Survivor, for instance, is heavy on drums and tribal-sounding vocals to play up the edge-of-the-world competition. Mr. Vanacore has created a library of theme music for the show that can be reused, but each season he also travels to the country where the show is being filmed, hires local musicians and records music for two weeks to be used just for that season. This year it was Cambodia.
“Survivor is all about the indigenous music,” he said.
Back home in California, Mr. Vanacore employs full-time composers who work in an 8,000-square-foot recording studio in Valencia.

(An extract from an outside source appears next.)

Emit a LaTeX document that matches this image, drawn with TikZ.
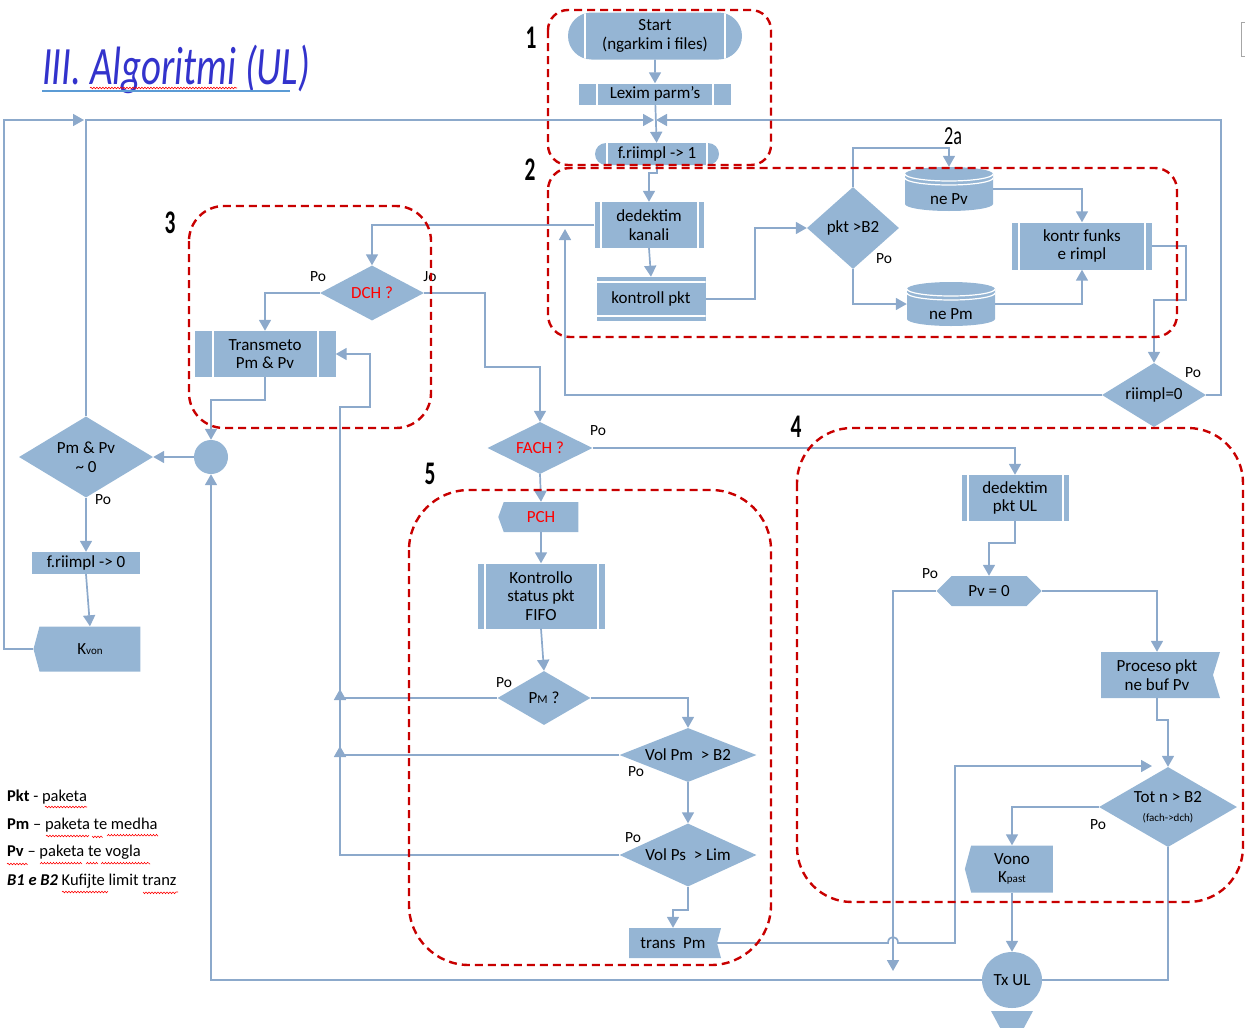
\documentclass[tikz,border=0pt]{standalone}
\usepackage{fontspec}
\setmainfont{Carlito}
\usepackage{tikz}
\usetikzlibrary{arrows.meta,shapes.geometric,shapes.misc,shapes.symbols,decorations.pathmorphing}

\definecolor{boxfill}{RGB}{149,181,212}
\definecolor{flow}{RGB}{140,169,203}
\definecolor{grpred}{RGB}{200,0,0}
\definecolor{titleblue}{RGB}{51,51,204}
\definecolor{uline}{RGB}{91,155,213}

% drum body for the two buffers (drawn inside the node)
\newcommand\drumbody{%
  \fill[boxfill] ([yshift=-7pt]path picture bounding box.north west)
    -- ([yshift=7pt]path picture bounding box.south west)
    arc[start angle=180, end angle=360, x radius=44pt, y radius=7pt]
    -- ([yshift=-7pt]path picture bounding box.north east)
    arc[start angle=0, end angle=180, x radius=44pt, y radius=7pt] -- cycle;
  \draw[white, line width=1.2pt] ([yshift=-7pt]path picture bounding box.north west)
    arc[start angle=180, end angle=360, x radius=44pt, y radius=7pt];
  \draw[white, line width=1.2pt] ([yshift=-11pt]path picture bounding box.north west)
    arc[start angle=180, end angle=360, x radius=44pt, y radius=7pt];
}

\tikzset{
  blk/.style={fill=boxfill, inner sep=1pt, align=center, font=\fontsize{17}{18.5}\selectfont},
  sz/.style 2 args={minimum width=#1pt, minimum height=#2pt},
  vbars/.style={path picture={\draw[white,line width=2pt]
      ([xshift=#1pt]path picture bounding box.south west) -- ([xshift=#1pt]path picture bounding box.north west)
      ([xshift=-#1pt]path picture bounding box.south east) -- ([xshift=-#1pt]path picture bounding box.north east);}},
  hbars/.style={path picture={\draw[white,line width=2pt]
      ([yshift=#1pt]path picture bounding box.south west) -- ([yshift=#1pt]path picture bounding box.south east)
      ([yshift=-#1pt]path picture bounding box.north west) -- ([yshift=-#1pt]path picture bounding box.north east);}},
  pill/.style={blk, rounded rectangle},
  dec/.style={blk, diamond, label={[align=center, font=\fontsize{17}{18.5}\selectfont]center:#1}},
  db/.style={rectangle, inner sep=0pt, path picture={\drumbody},
      label={[yshift=-10pt, font=\fontsize{17}{18.5}\selectfont]center:#1}},
  tagl/.style={blk, signal, signal to=west, signal pointer angle=#1},
  tagr/.style={blk, signal, signal to=nowhere, signal from=east, signal pointer angle=#1},
  hexa/.style={blk, signal, signal to=east and west, signal pointer angle=90},
  dot/.style={blk, circle},
  flw/.style={draw=flow, line width=1.7pt},
  arr/.style={flw, -{Triangle[length=11pt,width=12pt]}},
  grp/.style={draw=grpred, line width=2.4pt, dash pattern=on 8pt off 5pt, rounded corners=#1pt},
  num/.style={font=\fontsize{33}{33}\selectfont\bfseries, xscale=.65, inner sep=0pt},
  yes/.style={font=\fontsize{15.5}{15.5}\selectfont, inner sep=0pt},
  legend/.style={anchor=west, inner sep=0pt, font=\fontsize{16.5}{18}\selectfont},
  spell/.style={draw=red, line width=.6pt, decorate, decoration={snake, amplitude=.8pt, segment length=3pt}}
}

\begin{document}
\begin{tikzpicture}[x=1pt,y=-1pt]
\useasboundingbox (0,0) rectangle (1245,1028);
\clip (0,0) rectangle (1245,1028);

% title
\node[anchor=base west, text=titleblue, font=\fontsize{54}{54}\selectfont\itshape, xscale=.72, inner sep=0pt] (title) at (42,84) {III. Algoritmi (UL)};
\draw[uline, line width=1.2pt] (42,91) -- (290,91);
\draw[spell] (90,88) -- (237,88);

% group 1
\node[pill, vbars=17, sz={176}{47}] (start) at (655,36) {Start\\(ngarkim i files)};
\node[blk, vbars=18, sz={152}{21}] (lexim) at (655,94) {Lexim parm's};
\node[pill, vbars=12, sz={126}{22}] (rimpl1) at (657,154) {f.riimpl -> 1};
\coordinate (merge) at (655,120);

% group 2
\node[blk, vbars=6, sz={109}{46}] (dedkan) at (649,225) {dedektim\\kanali};
\node[blk, hbars=5, sz={109}{44}] (kontroll) at (651,299) {kontroll pkt};
\node[dec={pkt >B2}, sz={92}{82}] (pktb) at (853,228) {};
\node[db={ne Pv}, sz={88}{44}] (nepv) at (949,189) {};
\node[db={ne Pm}, sz={88}{44}] (nepm) at (951,304) {};
\node[blk, vbars=7, sz={140}{47}] (kontr) at (1082,246) {kontr funks\\e rimpl};
\node[dec={riimpl=0}, sz={104}{64}] (riimpl) at (1154,395) {};
\coordinate (upkan) at (565,229);

% group 3 and the left loop
\node[dec={\textcolor{red}{DCH ?}}, sz={104}{55}] (dch) at (372,293) {};
\node[blk, vbars=18, sz={141}{46}] (transm) at (265,354) {Transmeto\\Pm \& Pv};
\node[dot, minimum size=34pt] (junc) at (211,457) {};
\node[dec={Pm \& Pv\\{\textasciitilde} 0}, sz={134}{81}] (pmpv) at (86,457) {};
\node[blk, sz={108}{22}] (rimpl0) at (86,563) {f.riimpl -> 0};
\node[tagl=150, sz={107}{45}] (kvon) at (90,649) {K{\fontsize{11}{11}\selectfont von}};
\coordinate (kvback) at (84,120);

% group 5
\node[dec={\textcolor{red}{FACH ?}}, sz={105}{52}] (fach) at (540,448) {};
\node[tagl=140, sz={80}{30}, text=red] (pch) at (541,517) {PCH};
\node[blk, vbars=7, sz={127}{65}] (kontrollo) at (541,596) {Kontrollo\\status pkt\\FIFO};
\node[dec={P{\fontsize{12}{12}\selectfont M} ?}, sz={93}{54}] (pm) at (544,698) {};
\node[dec={Vol Pm\ \ > B2}, sz={137}{54}] (volpm) at (688,755) {};
\node[dec={Vol Ps\ \ > Lim}, sz={137}{63}] (volps) at (688,855) {};
\node[tagr=150, sz={92}{30}] (transpm) at (673,943) {trans\ \ Pm};
\coordinate (ret) at (340,407);
\coordinate (upA) at (340,746);
\coordinate (upB) at (340,689);

% group 4
\node[blk, vbars=6, sz={107}{46}] (dedpkt) at (1015,498) {dedektim\\pkt UL};
\node[hexa, sz={105}{30}] (pvz) at (989,591) {Pv = 0};
\node[tagr=146, sz={119}{46}] (proceso) at (1157,675) {Proceso pkt\\ne buf Pv};
\node[dec={Tot n > B2\\{\fontsize{11}{12}\selectfont (fach->dch)}}, sz={138}{80}] (tot) at (1168,807) {};
\node[tagl=150, sz={88}{47}] (vono) at (1012,869) {Vono\\K{\fontsize{11}{11}\selectfont past}};
\node[blk, ellipse, sz={60}{56}] (txul) at (1012,980) {Tx UL};
\fill[boxfill] (991,1011) -- (1033,1011) -- (1012,1050) -- cycle;
\coordinate (pvdown) at (893,971);
\coordinate (totin) at (1152,766);

% connectors
\draw[arr] (start) -- (lexim);
\draw[arr] (lexim) -- (rimpl1);
\draw[arr, shorten >=1pt] (pmpv.north) |- (merge);
\draw[arr, shorten >=1pt] (riimpl.east) -- ++(15,0) |- (merge);
\draw[arr] (rimpl1.south) -- ++(0,8) -| (dedkan.north);
\draw[arr] (dedkan.south) -- (kontroll.north);
\draw[arr] (kontroll.east) -- ++(49,0) |- (pktb.west);
\draw[arr] (pktb.north) -- ++(0,-39) -| (nepv.north);
\draw[arr] (pktb.south) |- (nepm.west);
\draw[arr] (nepv.east) -| (kontr.north);
\draw[arr] (nepm.east) -| (kontr.south);
\draw[arr] (kontr.east) -- ++(34,0) -- ++(0,54) -| (riimpl.north);
\draw[arr] (riimpl.west) -| (upkan);
\draw[arr] (dedkan.west) -| (dch.north);
\draw[arr] (dch.west) -| (transm.north);
\draw[arr] (dch.east) -- ++(61,0) -- ++(0,74) -| (fach.north);
\draw[arr] (transm.south) -- ++(0,23) -| (junc.north);
\draw[arr] (junc.west) -- (pmpv.east);
\draw[arr] (pmpv.south) -- (rimpl0.north);
\draw[arr] (rimpl0.south) -- (kvon.north);
\draw[arr] (kvon.west) -- ++(-29,0) |- (kvback);
\draw[arr] (txul.west) -| (junc.south);
\draw[arr] (fach.east) -| (dedpkt.north);
\draw[arr] (fach.south) -- (pch.north);
\draw[arr] (pch.south) -- (kontrollo.north);
\draw[arr] (kontrollo.south) -- (pm.north);
\draw[arr] (pm.east) -| (volpm.north);
\draw[arr] (volpm.south) -- (volps.north);
\draw[arr] (volps.south) -- ++(0,23) -| (transpm.north);
\draw[arr] (pm.west) -| (ret) -- ++(30,0) |- (transm.east);
\draw[arr] (volpm.west) -| (upB);
\draw[arr] (volps.west) -| (upA);
\draw[arr] (transpm.east) -- (888,943) .. controls (888,935) and (898,935) .. (898,943) -- (955,943) |- (totin);
\draw[arr] (dedpkt.south) -- ++(0,22) -| (pvz.north);
\draw[arr] (pvz.west) -| (pvdown);
\draw[arr] (pvz.east) -| (proceso.north);
\draw[arr] (proceso.south) -- ++(0,22) -| (tot.north);
\draw[arr] (tot.west) -| (vono.north);
\draw[arr] (vono.south) -- (txul.north);
\draw[flw] (tot.south) |- (txul.east);

% Po / Jo
\node[yes] (p1) at (318,277) {Po};
\node[yes] (j1) at (430,277) {Jo};
\node[yes] (p2) at (884,259) {Po};
\node[yes] (p3) at (1193,373) {Po};
\node[yes] (p4) at (103,500) {Po};
\node[yes] (p5) at (598,431) {Po};
\node[yes] (p6) at (504,683) {Po};
\node[yes] (p7) at (636,772) {Po};
\node[yes] (p8) at (633,838) {Po};
\node[yes] (p9) at (930,574) {Po};
\node[yes] (p10) at (1098,825) {Po};

% dashed groups
\draw[grp=20] (548,10) rectangle (771,165);
\draw[grp=22] (548,168) rectangle (1177,337);
\draw[grp=35] (189,206) rectangle (431,428);
\draw[grp=55] (797,428) rectangle (1243,902);
\draw[grp=60] (409,490) rectangle (771,965);
\node[num] (n1) at (531,38) {1};
\node[num] (n2) at (530,170) {2};
\node[num] (n3) at (170,223) {3};
\node[num] (n4) at (796,427) {4};
\node[num] (n5) at (430,474) {5};
\node[font=\fontsize{26}{26}\selectfont, xscale=.7, inner sep=0pt] (n2a) at (953,136) {2a};

% legend
\node[legend] (lg1) at (7,797) {\textbf{Pkt} - paketa};
\node[legend] (lg2) at (7,825) {\textbf{Pm} – paketa te medha};
\node[legend] (lg3) at (7,852) {\textbf{Pv} – paketa te vogla};
\node[legend] (lg4) at (7,881) {\textbf{\textit{B1 e B2}} Kufijte limit tranz};
\draw[spell] (45,807) -- (87,807);
\draw[spell] (46,836) -- (88,836) (92,836) -- (103,836) (107,836) -- (158,836);
\draw[spell] (7,864) -- (27,864) (40,864) -- (82,864) (86,864) -- (97,864) (101,864) -- (150,864);
\draw[spell] (62,892) -- (107,892) (143,892) -- (178,892);

% piece at the right edge
\draw[gray!70, line width=1pt] (1245,22) -- (1241,22) -- (1241,56) -- (1245,56);
\end{tikzpicture}
\end{document}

Most composers, however, are more like Mr. Segal, independent operators who contract work out to other musicians. Some rent studio space or work from a laptop at home. Mr. Segal declined to discuss compensation but said his career has afforded himself, his wife and three children a comfortable life.
“Composers move out to Hollywood and say, I want to be the biggest film composer ever, I want to be Hans Zimmer,” Mr. Segal said in an interview. “But oh, wait, I’ve got to get a job.”
The industry could be facing an overhaul at the hands of none other than Mr. Zimmer, the Academy-award winning composer known for scoring director Christopher Nolan’s “Batman” movies and a laundry list of blockbuster films.
Two years ago, Mr. Zimmer joined with Russell Emanuel, a former punk rock band manager, to create The Bleeding Fingers Custom Music Shop. It is a production company focused primarily on unscripted television and based in a state-of-the-art facility in Santa Monica that includes 21 recording studios. It has produced music for shows ranging from the Discovery Channel’s “Alaskan Bush People” to the History Channel’s “Sons of Liberty.”
Mr. Emanuel, 53, previously upended the library music industry, when he recruited A-list musicians like Snoop Dogg, George Martin and Quincy Jones to work in a genre long considered a backwater for musicians. Now he is hoping to do the same with reality TV.
“I think it’s been pedestrian for a while,” he said. “There’s been a history of people in this area doing it in bedrooms and on laptops. We’re producing in state-of-the art studios, we just don’t spare the horses when it comes to production value.”